## YOUR OBJECTIVE
Repeat what the lines below say, word for word, and skip every image.
◇ ◇ ◇ ◇ ◇
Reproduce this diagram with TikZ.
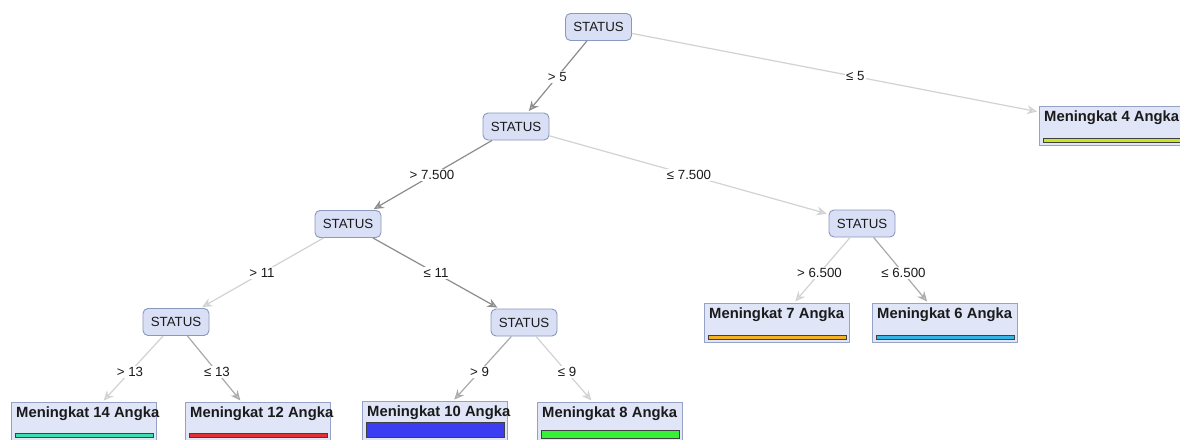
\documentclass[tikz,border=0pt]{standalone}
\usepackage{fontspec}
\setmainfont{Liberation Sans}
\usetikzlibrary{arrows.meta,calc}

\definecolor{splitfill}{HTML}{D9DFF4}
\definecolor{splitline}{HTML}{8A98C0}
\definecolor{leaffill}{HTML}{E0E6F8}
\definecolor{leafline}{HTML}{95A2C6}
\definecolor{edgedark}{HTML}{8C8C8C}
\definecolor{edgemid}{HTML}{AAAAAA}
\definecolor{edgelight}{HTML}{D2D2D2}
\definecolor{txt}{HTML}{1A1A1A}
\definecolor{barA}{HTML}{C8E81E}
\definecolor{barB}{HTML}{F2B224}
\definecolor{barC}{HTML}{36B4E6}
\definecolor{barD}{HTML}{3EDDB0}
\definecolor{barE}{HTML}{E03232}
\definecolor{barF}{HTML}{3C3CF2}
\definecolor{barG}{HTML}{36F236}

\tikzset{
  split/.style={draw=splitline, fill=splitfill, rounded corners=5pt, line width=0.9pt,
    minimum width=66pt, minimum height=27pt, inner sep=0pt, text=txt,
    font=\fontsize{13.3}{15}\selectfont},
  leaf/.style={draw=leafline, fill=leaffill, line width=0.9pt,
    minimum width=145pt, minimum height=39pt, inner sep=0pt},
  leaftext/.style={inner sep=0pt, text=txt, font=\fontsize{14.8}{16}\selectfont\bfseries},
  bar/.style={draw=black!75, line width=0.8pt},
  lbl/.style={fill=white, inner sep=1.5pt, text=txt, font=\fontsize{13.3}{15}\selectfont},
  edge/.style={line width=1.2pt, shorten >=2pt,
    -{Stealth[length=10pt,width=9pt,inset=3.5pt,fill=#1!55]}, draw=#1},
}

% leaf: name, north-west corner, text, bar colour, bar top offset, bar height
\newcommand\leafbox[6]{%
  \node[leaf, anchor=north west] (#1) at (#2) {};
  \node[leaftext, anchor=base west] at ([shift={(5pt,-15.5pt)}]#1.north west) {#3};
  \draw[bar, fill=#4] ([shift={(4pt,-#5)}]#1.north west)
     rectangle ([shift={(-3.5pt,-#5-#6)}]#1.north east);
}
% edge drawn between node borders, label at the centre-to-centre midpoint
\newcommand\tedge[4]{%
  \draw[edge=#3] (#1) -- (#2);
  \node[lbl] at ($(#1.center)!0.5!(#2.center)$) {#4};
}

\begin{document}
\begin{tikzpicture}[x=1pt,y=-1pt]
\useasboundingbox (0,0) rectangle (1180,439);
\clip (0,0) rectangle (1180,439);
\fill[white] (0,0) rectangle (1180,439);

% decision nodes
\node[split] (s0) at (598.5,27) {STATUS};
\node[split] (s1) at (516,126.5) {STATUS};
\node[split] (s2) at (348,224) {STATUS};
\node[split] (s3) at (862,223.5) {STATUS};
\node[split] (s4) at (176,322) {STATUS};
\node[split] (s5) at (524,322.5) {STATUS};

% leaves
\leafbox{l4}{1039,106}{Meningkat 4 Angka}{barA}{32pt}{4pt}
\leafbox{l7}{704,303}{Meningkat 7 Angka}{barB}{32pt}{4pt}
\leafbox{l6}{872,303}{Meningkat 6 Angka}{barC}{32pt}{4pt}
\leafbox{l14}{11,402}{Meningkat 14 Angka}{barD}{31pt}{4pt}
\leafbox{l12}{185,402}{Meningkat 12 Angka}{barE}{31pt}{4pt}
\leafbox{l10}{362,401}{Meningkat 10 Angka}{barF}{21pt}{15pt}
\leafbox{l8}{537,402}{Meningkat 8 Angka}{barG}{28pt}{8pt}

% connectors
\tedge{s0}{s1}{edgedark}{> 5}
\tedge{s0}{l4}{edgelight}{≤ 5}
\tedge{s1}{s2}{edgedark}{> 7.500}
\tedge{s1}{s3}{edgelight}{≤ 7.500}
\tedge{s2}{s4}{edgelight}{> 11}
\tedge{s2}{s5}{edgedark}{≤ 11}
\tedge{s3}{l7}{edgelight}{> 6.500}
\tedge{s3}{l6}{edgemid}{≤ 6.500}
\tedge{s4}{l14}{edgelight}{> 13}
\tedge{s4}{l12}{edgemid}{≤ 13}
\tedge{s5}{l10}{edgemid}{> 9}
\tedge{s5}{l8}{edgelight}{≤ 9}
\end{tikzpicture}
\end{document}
◇ ◇ ◇ ◇ ◇
## IN RESPONSE
Reproduce this diagram with TikZ.
\documentclass[tikz,border=0pt]{standalone}
\usepackage{fontspec}
\setmainfont{Liberation Sans}
\usetikzlibrary{arrows.meta,calc}

\definecolor{splitfill}{HTML}{D9DFF4}
\definecolor{splitline}{HTML}{8A98C0}
\definecolor{leaffill}{HTML}{E0E6F8}
\definecolor{leafline}{HTML}{95A2C6}
\definecolor{edgedark}{HTML}{8C8C8C}
\definecolor{edgemid}{HTML}{AAAAAA}
\definecolor{edgelight}{HTML}{D2D2D2}
\definecolor{txt}{HTML}{1A1A1A}
\definecolor{barA}{HTML}{C8E81E}
\definecolor{barB}{HTML}{F2B224}
\definecolor{barC}{HTML}{36B4E6}
\definecolor{barD}{HTML}{3EDDB0}
\definecolor{barE}{HTML}{E03232}
\definecolor{barF}{HTML}{3C3CF2}
\definecolor{barG}{HTML}{36F236}

\tikzset{
  split/.style={draw=splitline, fill=splitfill, rounded corners=5pt, line width=0.9pt,
    minimum width=66pt, minimum height=27pt, inner sep=0pt, text=txt,
    font=\fontsize{13.3}{15}\selectfont},
  leaf/.style={draw=leafline, fill=leaffill, line width=0.9pt,
    minimum width=145pt, minimum height=39pt, inner sep=0pt},
  leaftext/.style={inner sep=0pt, text=txt, font=\fontsize{14.8}{16}\selectfont\bfseries},
  bar/.style={draw=black!75, line width=0.8pt},
  lbl/.style={fill=white, inner sep=1.5pt, text=txt, font=\fontsize{13.3}{15}\selectfont},
  edge/.style={line width=1.2pt, shorten >=2pt,
    -{Stealth[length=10pt,width=9pt,inset=3.5pt,fill=#1!55]}, draw=#1},
}

% leaf: name, north-west corner, text, bar colour, bar top offset, bar height
\newcommand\leafbox[6]{%
  \node[leaf, anchor=north west] (#1) at (#2) {};
  \node[leaftext, anchor=base west] at ([shift={(5pt,-15.5pt)}]#1.north west) {#3};
  \draw[bar, fill=#4] ([shift={(4pt,-#5)}]#1.north west)
     rectangle ([shift={(-3.5pt,-#5-#6)}]#1.north east);
}
% edge drawn between node borders, label at the centre-to-centre midpoint
\newcommand\tedge[4]{%
  \draw[edge=#3] (#1) -- (#2);
  \node[lbl] at ($(#1.center)!0.5!(#2.center)$) {#4};
}

\begin{document}
\begin{tikzpicture}[x=1pt,y=-1pt]
\useasboundingbox (0,0) rectangle (1180,439);
\clip (0,0) rectangle (1180,439);
\fill[white] (0,0) rectangle (1180,439);

% decision nodes
\node[split] (s0) at (598.5,27) {STATUS};
\node[split] (s1) at (516,126.5) {STATUS};
\node[split] (s2) at (348,224) {STATUS};
\node[split] (s3) at (862,223.5) {STATUS};
\node[split] (s4) at (176,322) {STATUS};
\node[split] (s5) at (524,322.5) {STATUS};

% leaves
\leafbox{l4}{1039,106}{Meningkat 4 Angka}{barA}{32pt}{4pt}
\leafbox{l7}{704,303}{Meningkat 7 Angka}{barB}{32pt}{4pt}
\leafbox{l6}{872,303}{Meningkat 6 Angka}{barC}{32pt}{4pt}
\leafbox{l14}{11,402}{Meningkat 14 Angka}{barD}{31pt}{4pt}
\leafbox{l12}{185,402}{Meningkat 12 Angka}{barE}{31pt}{4pt}
\leafbox{l10}{362,401}{Meningkat 10 Angka}{barF}{21pt}{15pt}
\leafbox{l8}{537,402}{Meningkat 8 Angka}{barG}{28pt}{8pt}

% connectors
\tedge{s0}{s1}{edgedark}{> 5}
\tedge{s0}{l4}{edgelight}{≤ 5}
\tedge{s1}{s2}{edgedark}{> 7.500}
\tedge{s1}{s3}{edgelight}{≤ 7.500}
\tedge{s2}{s4}{edgelight}{> 11}
\tedge{s2}{s5}{edgedark}{≤ 11}
\tedge{s3}{l7}{edgelight}{> 6.500}
\tedge{s3}{l6}{edgemid}{≤ 6.500}
\tedge{s4}{l14}{edgelight}{> 13}
\tedge{s4}{l12}{edgemid}{≤ 13}
\tedge{s5}{l10}{edgemid}{> 9}
\tedge{s5}{l8}{edgelight}{≤ 9}
\end{tikzpicture}
\end{document}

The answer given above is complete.